NASA confirmed that 73 women have been to space — about 12 per cent of all people sent there so far.
"We can continue to expect it to increase as astronaut classes are increasingly diverse. Canada's last astronaut selection was 50/50," said Stephanie Schierholz, lead spokesperson for NASA public affairs.
The first woman in space was cosmonaut Valentina Tereshkova on the Soviet Union's Vostok 6 in 1963. America's first woman in space was Sally Ride, a California physicist aboard the Challenger's STS-7 mission that blasted off on June 18, 1983.
Currently, NASA's Artemis program aims to land the first woman on the moon by 2024.
Competition to be selected as an astronaut is fierce and often foreign nationals like Bondar are seen as "taking up space," she said. On board the shuttle, Bondar performed like any male crew member.
Commander Ronald Grabe voluntarily gave her his bunk or sleeping cabinet spot so she would not have to share with a male crew member.
"He didn't have to do that. That's the only special treatment I got as a female," said Bondar.
And she risked losing her coveted spot on the shuttle when she "kicked up a fuss" over the treatment of her family.
Bondar's father had died in 1985. In 1992, only her mother and sister came to see the launch at the Cape Canaveral Complex 39-A in Florida. While other astronaut families watched from a room in the assembly tower, Bondar's family members remained in the public gallery.
They were also denied the privilege of greeting Bondar when she landed at the Edwards Air Force Base in California after eight days in orbit.
"The rules said that unless you had a spouse or a dog, you couldn't have someone greet you. So I wasn't married. I didn't have a dog. I had a mother and a sister."
Bondar urges people to ask 'why'
In the end, after a fight, Bondar's mother did greet her, but her sister waved from behind barbed wire.
That moment still stings.
Bondar is adamant that it was her supportive family, not rocket fuel, that really launched her.
It was a childhood of asking: Why?
"If we don't ask those deep questions about what's out there … then we are never going to evolve," Bondar said.
Now the first neurologist in space has evolved into an avid wildlife photographer. She now studies endangered migratory birds and runs the Toronto-based Roberta Bondar Foundation. She says her new mission is fusing art and science in an effort to protect the planet.
- From CBC NewsMemories from space: Roberta Bondar marks 25th anniversary of Discovery shuttle mission
"When you look at Michelangelo and Leonardo da Vinci, you see the work that was done. It captures both art and science. So at some point along our path, art and science split.

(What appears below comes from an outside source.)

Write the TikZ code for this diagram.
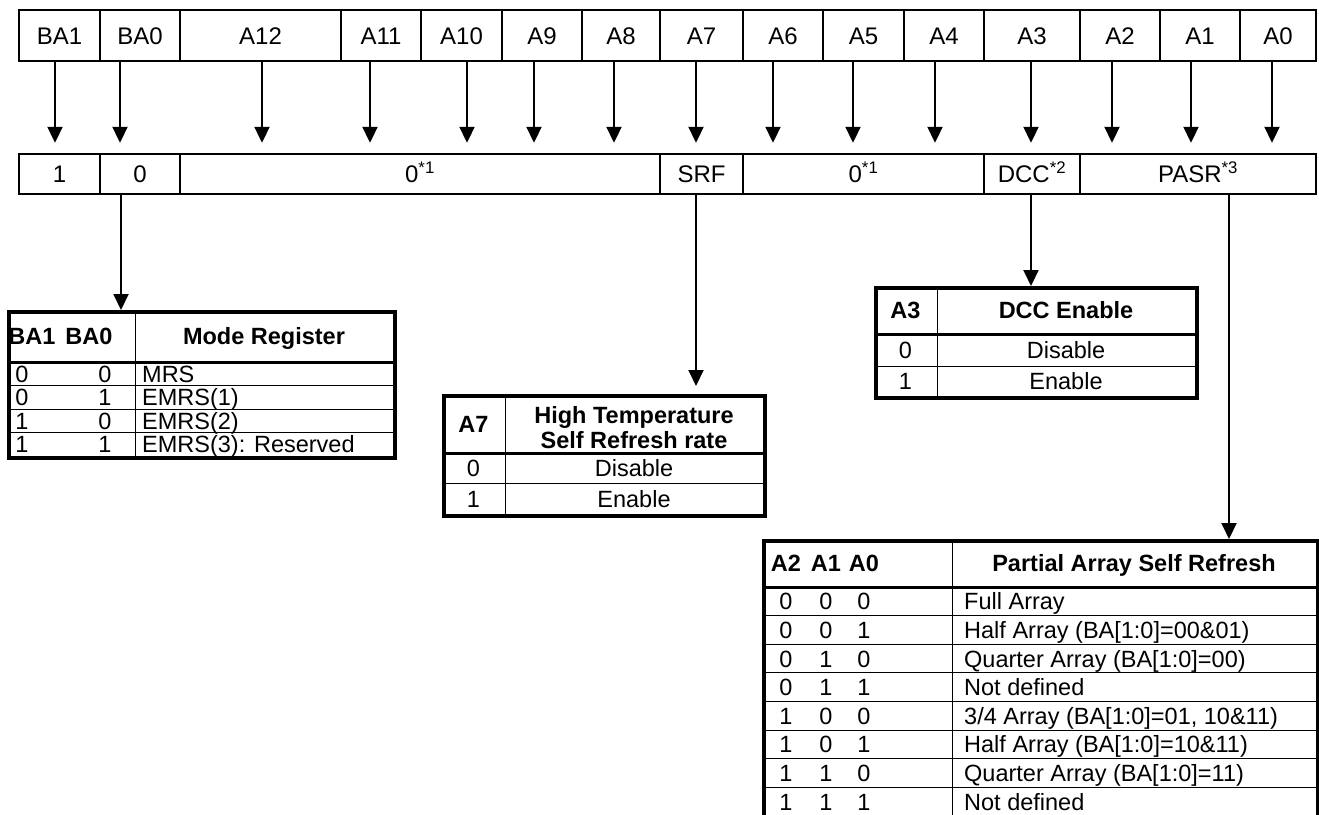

"I'm not sure that was the best thing to do because scientists have to be creative or they couldn't possibly develop ways of looking at things with different perspectives. And artists really have to understand some science."
She said in space it was the absence of Earth's sounds and smells that she noticed most. No bird song. No scent of forest rain. That's when she says that she realized just how much Earth really meant to her.